Exercise:
Retype nothing but the lines from the start of the material up to and including the line with "-0.59, -0.55, -0.513]". Pictures don't belong in the copy.
── Data section ──
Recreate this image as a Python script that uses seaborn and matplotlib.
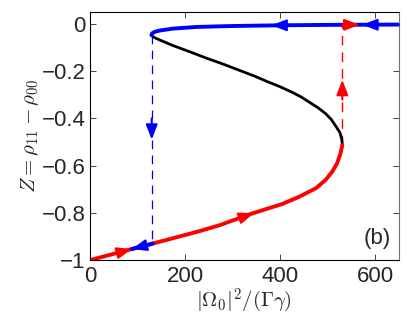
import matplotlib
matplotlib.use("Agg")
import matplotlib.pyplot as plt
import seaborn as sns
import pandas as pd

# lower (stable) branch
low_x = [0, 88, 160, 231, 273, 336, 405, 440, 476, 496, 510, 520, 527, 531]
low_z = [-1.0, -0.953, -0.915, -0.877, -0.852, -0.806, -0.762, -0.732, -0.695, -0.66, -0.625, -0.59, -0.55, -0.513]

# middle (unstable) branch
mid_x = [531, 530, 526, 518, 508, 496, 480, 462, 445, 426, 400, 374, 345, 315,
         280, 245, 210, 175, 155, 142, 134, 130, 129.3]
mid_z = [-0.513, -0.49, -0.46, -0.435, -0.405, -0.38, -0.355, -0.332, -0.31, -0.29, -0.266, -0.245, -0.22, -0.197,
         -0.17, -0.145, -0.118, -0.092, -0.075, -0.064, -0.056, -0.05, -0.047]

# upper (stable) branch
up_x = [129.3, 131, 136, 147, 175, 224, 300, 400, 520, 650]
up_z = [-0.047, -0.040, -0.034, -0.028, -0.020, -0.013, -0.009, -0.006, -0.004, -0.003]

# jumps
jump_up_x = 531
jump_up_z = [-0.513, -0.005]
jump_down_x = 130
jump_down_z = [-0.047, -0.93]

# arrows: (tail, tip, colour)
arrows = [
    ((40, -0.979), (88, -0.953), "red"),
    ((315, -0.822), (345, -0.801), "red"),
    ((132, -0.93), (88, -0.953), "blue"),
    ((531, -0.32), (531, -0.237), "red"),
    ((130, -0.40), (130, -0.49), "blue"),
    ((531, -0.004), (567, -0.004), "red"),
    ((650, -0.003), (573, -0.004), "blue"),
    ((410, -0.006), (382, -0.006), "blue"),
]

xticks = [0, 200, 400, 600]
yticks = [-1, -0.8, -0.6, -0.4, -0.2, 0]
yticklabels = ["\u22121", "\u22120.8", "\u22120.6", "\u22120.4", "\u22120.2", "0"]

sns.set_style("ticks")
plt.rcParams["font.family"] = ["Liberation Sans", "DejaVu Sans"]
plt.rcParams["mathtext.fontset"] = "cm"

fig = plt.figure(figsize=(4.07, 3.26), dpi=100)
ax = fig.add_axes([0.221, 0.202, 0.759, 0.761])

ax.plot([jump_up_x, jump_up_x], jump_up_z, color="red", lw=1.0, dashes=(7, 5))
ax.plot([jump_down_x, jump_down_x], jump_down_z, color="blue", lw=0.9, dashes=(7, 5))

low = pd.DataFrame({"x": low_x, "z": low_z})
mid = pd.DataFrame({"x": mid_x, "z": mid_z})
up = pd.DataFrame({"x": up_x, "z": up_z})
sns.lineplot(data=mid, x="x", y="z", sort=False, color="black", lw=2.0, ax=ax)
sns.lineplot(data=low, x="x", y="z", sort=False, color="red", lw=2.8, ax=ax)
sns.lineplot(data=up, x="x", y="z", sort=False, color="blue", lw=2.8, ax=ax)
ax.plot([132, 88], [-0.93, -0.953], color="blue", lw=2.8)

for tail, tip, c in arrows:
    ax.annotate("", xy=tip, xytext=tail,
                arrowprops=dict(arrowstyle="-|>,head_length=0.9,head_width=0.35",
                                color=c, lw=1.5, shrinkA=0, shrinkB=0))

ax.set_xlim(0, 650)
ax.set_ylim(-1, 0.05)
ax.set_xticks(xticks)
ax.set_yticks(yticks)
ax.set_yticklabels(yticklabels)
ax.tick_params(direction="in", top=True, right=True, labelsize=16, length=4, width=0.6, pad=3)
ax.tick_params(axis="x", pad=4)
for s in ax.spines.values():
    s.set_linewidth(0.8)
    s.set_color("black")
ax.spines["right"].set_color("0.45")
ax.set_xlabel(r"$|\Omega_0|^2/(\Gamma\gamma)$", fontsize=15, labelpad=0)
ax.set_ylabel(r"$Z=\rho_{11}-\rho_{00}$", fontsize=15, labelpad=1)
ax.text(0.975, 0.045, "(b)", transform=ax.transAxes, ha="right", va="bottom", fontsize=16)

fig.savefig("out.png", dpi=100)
───
Response:
Recreate this image as a Python script that uses seaborn and matplotlib.
import matplotlib
matplotlib.use("Agg")
import matplotlib.pyplot as plt
import seaborn as sns
import pandas as pd

# lower (stable) branch
low_x = [0, 88, 160, 231, 273, 336, 405, 440, 476, 496, 510, 520, 527, 531]
low_z = [-1.0, -0.953, -0.915, -0.877, -0.852, -0.806, -0.762, -0.732, -0.695, -0.66, -0.625, -0.59, -0.55, -0.513]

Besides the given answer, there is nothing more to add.